Pour rester sereinement dans le giron des relations commerciales indépendantes, lorsqu’une entreprise fait appel à un prestataire de services, bien qu’une présomption d’indépendance existe, aucune forme de subordination ne doit être constatée car si ce lien existe bel-et-bien – et que la requalification en contrat de travail est encourue – gare aux sanctions pour l’entreprise ayant recours à ces freelances.
PRÉSOMPTION D’INDÉPENDANCE : OUI MAIS.
Que dit le code du travail ? Les commerçants, artisans, agents commerciaux, professions libérales et dirigeants de société régulièrement immatriculés sont présumés ne pas être liés avec leur donneur d'ordre par un contrat de travail dans l'exécution de l'activité professionnelle.
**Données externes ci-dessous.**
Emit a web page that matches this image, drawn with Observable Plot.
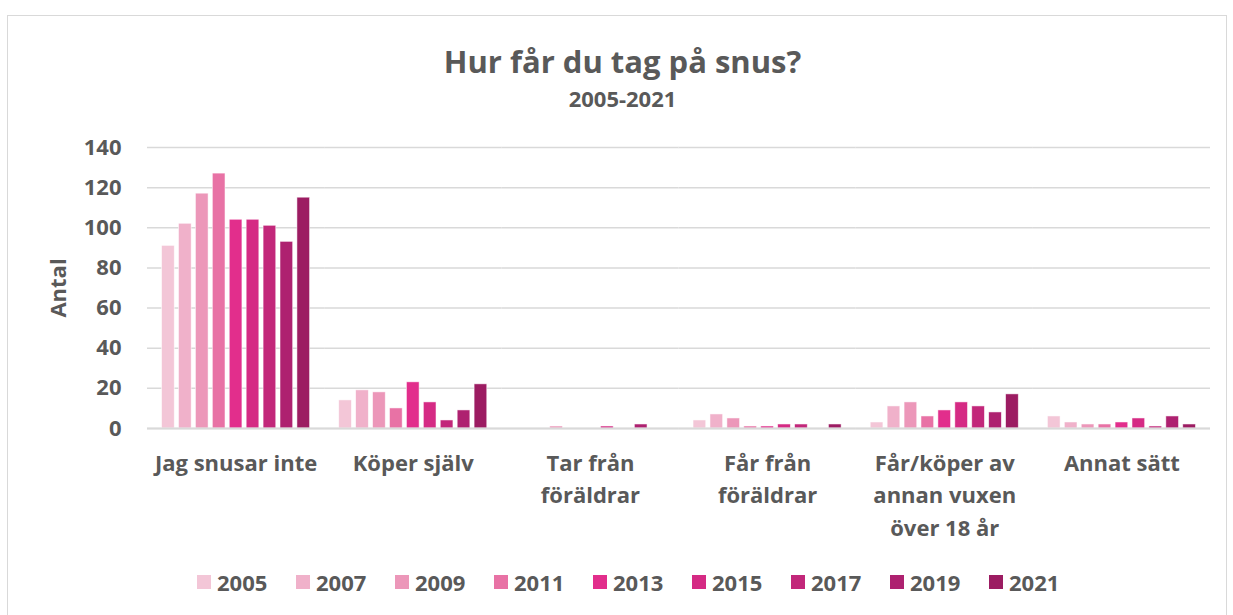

Attention toutefois car l'existence d'un contrat de travail peut être établie lorsque ces personnes (les prétendus indépendants) fournissent des prestations à un donneur d'ordre dans des conditions qui les placent dans un lien de subordination juridique permanente à l'égard de celui-ci.
NÉCESSITÉ DE L’ABSENCE DE LIEN DE SUBORDINATION
La notion de « lien de subordination » est la clef de voûte de la grille d’analyse permetant de différencier le contrat de travail du contrat de prestations de services.
Le salarié au sens juridique du terme est la personne qui conclut un contrat de travail et qui en pratique (1) effectue une prestation de travail, (2) en contrepartie d’une rémunération, (3) sous l’autorité d’un employeur, c’est-à-dire avec un lien de subordination juridique permanent. Les deux premiers critères étant communs aux deux statuts, le troisième critère guide naturellement la distinction à opérer.
Le lien de subordination est caractérisé par « l’exécution d’une tâche précise, sous l’autorité d’un employeur qui a le pouvoir de donner des ordres et des directives, d’en contrôler l’exécution, et de sanctionner les manquements de son subordonné ».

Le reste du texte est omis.